**Short exercise**
Beginning with the first line, set down every line through the one containing "import numpy as np", exactly as it appears, but not the pictures.

## Begin

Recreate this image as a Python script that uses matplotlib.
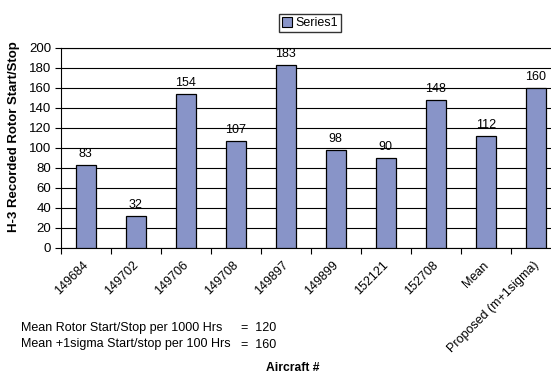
import matplotlib
matplotlib.use("Agg")
import matplotlib.pyplot as plt
import matplotlib.transforms as mtransforms
from matplotlib.patches import Patch
import numpy as np

# aircraft rotor start/stop counts
categories = ["149684", "149702", "149706", "149708", "149897",
              "149899", "152121", "152708", "Mean", "Proposed (m+1sigma)"]
values = [83, 32, 154, 107, 183, 98, 90, 148, 112, 160]
y_ticks = list(range(0, 201, 20))

notes = [("Mean Rotor Start/Stop per 1000 Hrs", "=  120"),
         ("Mean +1sigma Start/stop per 100 Hrs", "=  160")]

plt.rcParams['font.family'] = ['Liberation Sans', 'DejaVu Sans']

W, H = 551, 385
fig = plt.figure(figsize=(W / 100, H / 100), dpi=100)
fig.patch.set_facecolor("white")

# plot area runs slightly past the right edge of the figure
ax = fig.add_axes([60.7 / W, 137 / H, 500 / W, 200 / H])
x = np.arange(len(categories))
bar_color = "#8894C8"
ax.bar(x, values, width=0.4, color=bar_color, edgecolor="black",
       linewidth=0.9, zorder=3)

for xi, v in zip(x, values):
    ax.text(xi, v + 5, str(v), ha="center", va="bottom", fontsize=9, zorder=4)

ax.set_xlim(-0.5, len(categories) - 0.5)
ax.set_ylim(0, 200)
ax.set_yticks(y_ticks)
ax.yaxis.grid(True, color="black", linewidth=0.8, zorder=1)
ax.tick_params(axis="y", labelsize=9.5, length=4, width=0.8, direction="out", pad=3)

# labels under categories, tick marks between categories
ax.set_xticks(x)
ax.set_xticklabels(categories, rotation=45, ha="right", rotation_mode="anchor", fontsize=9)
ax.tick_params(axis="x", which="major", length=0, pad=8)
shift = mtransforms.ScaledTranslation(-3 / 100, 0, fig.dpi_scale_trans)
for lbl in ax.get_xticklabels():
    lbl.set_transform(lbl.get_transform() + shift)
ax.set_xticks(np.arange(len(categories) + 1) - 0.5, minor=True)
ax.tick_params(axis="x", which="minor", length=4, width=0.8, direction="out")

for side in ["left", "bottom", "top"]:
    ax.spines[side].set_color("black")
    ax.spines[side].set_linewidth(0.8)
ax.spines["right"].set_visible(False)

fig.text(14 / W, 1 - 137 / H, "H-3 Recorded Rotor Start/Stop", rotation=90,
         fontsize=9.5, fontweight="bold", ha="center", va="center")

handle = Patch(facecolor=bar_color, edgecolor="black", linewidth=0.8)
fig.legend([handle], ["Series1"], loc="center", bbox_to_anchor=(310 / W, 1 - 23 / H),
           fontsize=9, frameon=True, fancybox=False, edgecolor="black",
           handlelength=0.8, handleheight=0.8, handletextpad=0.3,
           borderpad=0.25, borderaxespad=0)

for i, (left, right) in enumerate(notes):
    y = 1 - (328 + 16.5 * i) / H
    fig.text(21 / W, y, left, fontsize=9, va="center", ha="left")
    fig.text(241 / W, y, right, fontsize=9, va="center", ha="left")

fig.text(293 / W, 1 - 368 / H, "Aircraft #", fontsize=8.7, fontweight="bold",
         ha="center", va="center")

fig.savefig("out.png", dpi=100)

## End

**Answer to the exercise**
Recreate this image as a Python script that uses matplotlib.
import matplotlib
matplotlib.use("Agg")
import matplotlib.pyplot as plt
import matplotlib.transforms as mtransforms
from matplotlib.patches import Patch
import numpy as np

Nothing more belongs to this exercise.